- _SUPPLIED ENTRIES_
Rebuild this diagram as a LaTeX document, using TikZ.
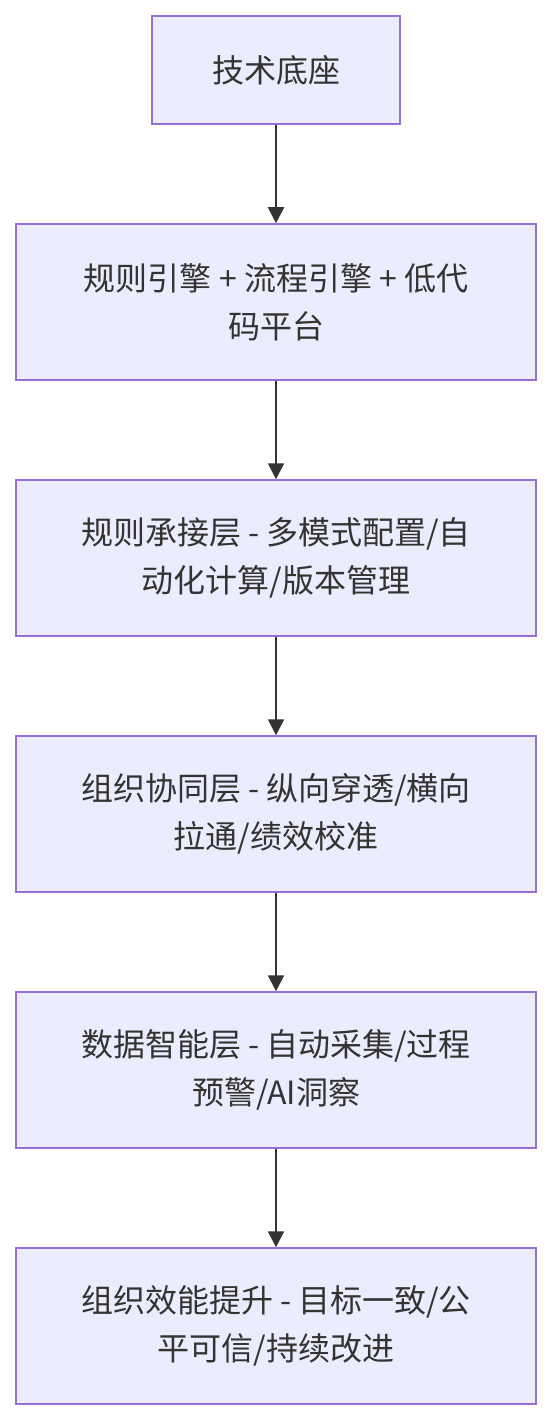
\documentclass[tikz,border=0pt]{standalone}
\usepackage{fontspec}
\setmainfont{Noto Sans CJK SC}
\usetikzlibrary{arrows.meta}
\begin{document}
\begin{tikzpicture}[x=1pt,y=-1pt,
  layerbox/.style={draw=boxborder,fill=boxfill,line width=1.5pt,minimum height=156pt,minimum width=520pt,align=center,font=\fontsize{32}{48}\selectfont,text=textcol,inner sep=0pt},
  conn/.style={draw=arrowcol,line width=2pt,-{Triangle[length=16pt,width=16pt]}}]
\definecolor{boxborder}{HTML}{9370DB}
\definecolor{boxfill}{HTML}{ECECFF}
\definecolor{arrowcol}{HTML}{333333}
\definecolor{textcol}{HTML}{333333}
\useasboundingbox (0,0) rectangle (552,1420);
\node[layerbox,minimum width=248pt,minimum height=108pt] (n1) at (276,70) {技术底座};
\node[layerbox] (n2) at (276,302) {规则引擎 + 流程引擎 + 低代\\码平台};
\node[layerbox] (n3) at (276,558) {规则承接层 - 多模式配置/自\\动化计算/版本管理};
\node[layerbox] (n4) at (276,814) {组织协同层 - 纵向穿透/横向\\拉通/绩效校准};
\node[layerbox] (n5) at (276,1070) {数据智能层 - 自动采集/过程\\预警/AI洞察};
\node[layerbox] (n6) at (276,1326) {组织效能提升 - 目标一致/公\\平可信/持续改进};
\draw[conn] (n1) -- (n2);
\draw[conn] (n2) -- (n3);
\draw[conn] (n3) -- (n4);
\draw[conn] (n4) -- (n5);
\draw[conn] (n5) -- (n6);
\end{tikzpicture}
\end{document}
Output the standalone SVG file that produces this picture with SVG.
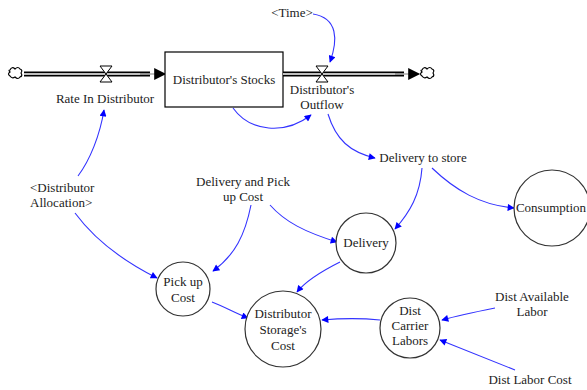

- _WRITTEN TASK_
Write the entries above out in full, exactly, with no images.

- _TASK RESPONSE_
Rebuild this diagram as a LaTeX document, using TikZ.
\documentclass[tikz,border=0pt]{standalone}
\usepackage{fontspec}
\setmainfont{Noto Sans CJK SC}
\usetikzlibrary{arrows.meta}
\begin{document}
\begin{tikzpicture}[x=1pt,y=-1pt,
  layerbox/.style={draw=boxborder,fill=boxfill,line width=1.5pt,minimum height=156pt,minimum width=520pt,align=center,font=\fontsize{32}{48}\selectfont,text=textcol,inner sep=0pt},
  conn/.style={draw=arrowcol,line width=2pt,-{Triangle[length=16pt,width=16pt]}}]
\definecolor{boxborder}{HTML}{9370DB}
\definecolor{boxfill}{HTML}{ECECFF}
\definecolor{arrowcol}{HTML}{333333}
\definecolor{textcol}{HTML}{333333}
\useasboundingbox (0,0) rectangle (552,1420);
\node[layerbox,minimum width=248pt,minimum height=108pt] (n1) at (276,70) {技术底座};
\node[layerbox] (n2) at (276,302) {规则引擎 + 流程引擎 + 低代\\码平台};
\node[layerbox] (n3) at (276,558) {规则承接层 - 多模式配置/自\\动化计算/版本管理};
\node[layerbox] (n4) at (276,814) {组织协同层 - 纵向穿透/横向\\拉通/绩效校准};
\node[layerbox] (n5) at (276,1070) {数据智能层 - 自动采集/过程\\预警/AI洞察};
\node[layerbox] (n6) at (276,1326) {组织效能提升 - 目标一致/公\\平可信/持续改进};
\draw[conn] (n1) -- (n2);
\draw[conn] (n2) -- (n3);
\draw[conn] (n3) -- (n4);
\draw[conn] (n4) -- (n5);
\draw[conn] (n5) -- (n6);
\end{tikzpicture}
\end{document}
Output the standalone SVG file that produces this picture with SVG.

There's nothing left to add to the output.